■ Stated task:
In full and without alteration, repeat the material.

■ Stored data:

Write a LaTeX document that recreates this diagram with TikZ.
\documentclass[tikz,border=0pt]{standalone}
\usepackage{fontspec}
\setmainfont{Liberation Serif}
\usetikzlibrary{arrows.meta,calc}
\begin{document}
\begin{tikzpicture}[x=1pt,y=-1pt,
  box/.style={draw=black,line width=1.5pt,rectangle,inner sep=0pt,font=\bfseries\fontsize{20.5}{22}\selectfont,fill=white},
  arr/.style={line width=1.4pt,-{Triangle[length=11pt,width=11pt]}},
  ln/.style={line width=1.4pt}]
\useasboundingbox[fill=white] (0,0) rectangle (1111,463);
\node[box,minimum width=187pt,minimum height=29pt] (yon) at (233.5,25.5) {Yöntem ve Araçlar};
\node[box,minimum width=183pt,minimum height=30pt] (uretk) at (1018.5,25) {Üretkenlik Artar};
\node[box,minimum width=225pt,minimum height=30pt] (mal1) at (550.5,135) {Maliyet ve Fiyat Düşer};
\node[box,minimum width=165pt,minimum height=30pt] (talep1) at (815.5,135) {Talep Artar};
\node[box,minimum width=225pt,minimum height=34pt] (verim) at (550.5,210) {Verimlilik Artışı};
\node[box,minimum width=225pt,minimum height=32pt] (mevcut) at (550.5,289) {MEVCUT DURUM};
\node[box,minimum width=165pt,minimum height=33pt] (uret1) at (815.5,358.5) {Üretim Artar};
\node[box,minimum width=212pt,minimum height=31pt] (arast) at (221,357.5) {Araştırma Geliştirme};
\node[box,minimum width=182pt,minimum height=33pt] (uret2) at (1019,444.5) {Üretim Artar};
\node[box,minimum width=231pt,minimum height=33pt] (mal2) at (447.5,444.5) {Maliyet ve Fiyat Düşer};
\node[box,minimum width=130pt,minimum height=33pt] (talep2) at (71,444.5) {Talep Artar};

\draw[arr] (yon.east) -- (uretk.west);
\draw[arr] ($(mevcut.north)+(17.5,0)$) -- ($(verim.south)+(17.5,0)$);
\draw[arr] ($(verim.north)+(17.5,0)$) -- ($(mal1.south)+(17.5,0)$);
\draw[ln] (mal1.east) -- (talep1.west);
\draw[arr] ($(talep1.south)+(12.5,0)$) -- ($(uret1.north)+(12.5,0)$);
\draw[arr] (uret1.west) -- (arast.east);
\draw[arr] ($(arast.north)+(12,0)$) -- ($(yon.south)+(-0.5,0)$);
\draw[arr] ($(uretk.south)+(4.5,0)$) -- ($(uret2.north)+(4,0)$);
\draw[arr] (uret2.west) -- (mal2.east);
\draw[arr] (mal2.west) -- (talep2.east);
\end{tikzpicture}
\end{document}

■ The response:
Write a LaTeX document that recreates this diagram with TikZ.
\documentclass[tikz,border=0pt]{standalone}
\usepackage{fontspec}
\setmainfont{Liberation Serif}
\usetikzlibrary{arrows.meta,calc}
\begin{document}
\begin{tikzpicture}[x=1pt,y=-1pt,
  box/.style={draw=black,line width=1.5pt,rectangle,inner sep=0pt,font=\bfseries\fontsize{20.5}{22}\selectfont,fill=white},
  arr/.style={line width=1.4pt,-{Triangle[length=11pt,width=11pt]}},
  ln/.style={line width=1.4pt}]
\useasboundingbox[fill=white] (0,0) rectangle (1111,463);
\node[box,minimum width=187pt,minimum height=29pt] (yon) at (233.5,25.5) {Yöntem ve Araçlar};
\node[box,minimum width=183pt,minimum height=30pt] (uretk) at (1018.5,25) {Üretkenlik Artar};
\node[box,minimum width=225pt,minimum height=30pt] (mal1) at (550.5,135) {Maliyet ve Fiyat Düşer};
\node[box,minimum width=165pt,minimum height=30pt] (talep1) at (815.5,135) {Talep Artar};
\node[box,minimum width=225pt,minimum height=34pt] (verim) at (550.5,210) {Verimlilik Artışı};
\node[box,minimum width=225pt,minimum height=32pt] (mevcut) at (550.5,289) {MEVCUT DURUM};
\node[box,minimum width=165pt,minimum height=33pt] (uret1) at (815.5,358.5) {Üretim Artar};
\node[box,minimum width=212pt,minimum height=31pt] (arast) at (221,357.5) {Araştırma Geliştirme};
\node[box,minimum width=182pt,minimum height=33pt] (uret2) at (1019,444.5) {Üretim Artar};
\node[box,minimum width=231pt,minimum height=33pt] (mal2) at (447.5,444.5) {Maliyet ve Fiyat Düşer};
\node[box,minimum width=130pt,minimum height=33pt] (talep2) at (71,444.5) {Talep Artar};

\draw[arr] (yon.east) -- (uretk.west);
\draw[arr] ($(mevcut.north)+(17.5,0)$) -- ($(verim.south)+(17.5,0)$);
\draw[arr] ($(verim.north)+(17.5,0)$) -- ($(mal1.south)+(17.5,0)$);
\draw[ln] (mal1.east) -- (talep1.west);
\draw[arr] ($(talep1.south)+(12.5,0)$) -- ($(uret1.north)+(12.5,0)$);
\draw[arr] (uret1.west) -- (arast.east);
\draw[arr] ($(arast.north)+(12,0)$) -- ($(yon.south)+(-0.5,0)$);
\draw[arr] ($(uretk.south)+(4.5,0)$) -- ($(uret2.north)+(4,0)$);
\draw[arr] (uret2.west) -- (mal2.east);
\draw[arr] (mal2.west) -- (talep2.east);
\end{tikzpicture}
\end{document}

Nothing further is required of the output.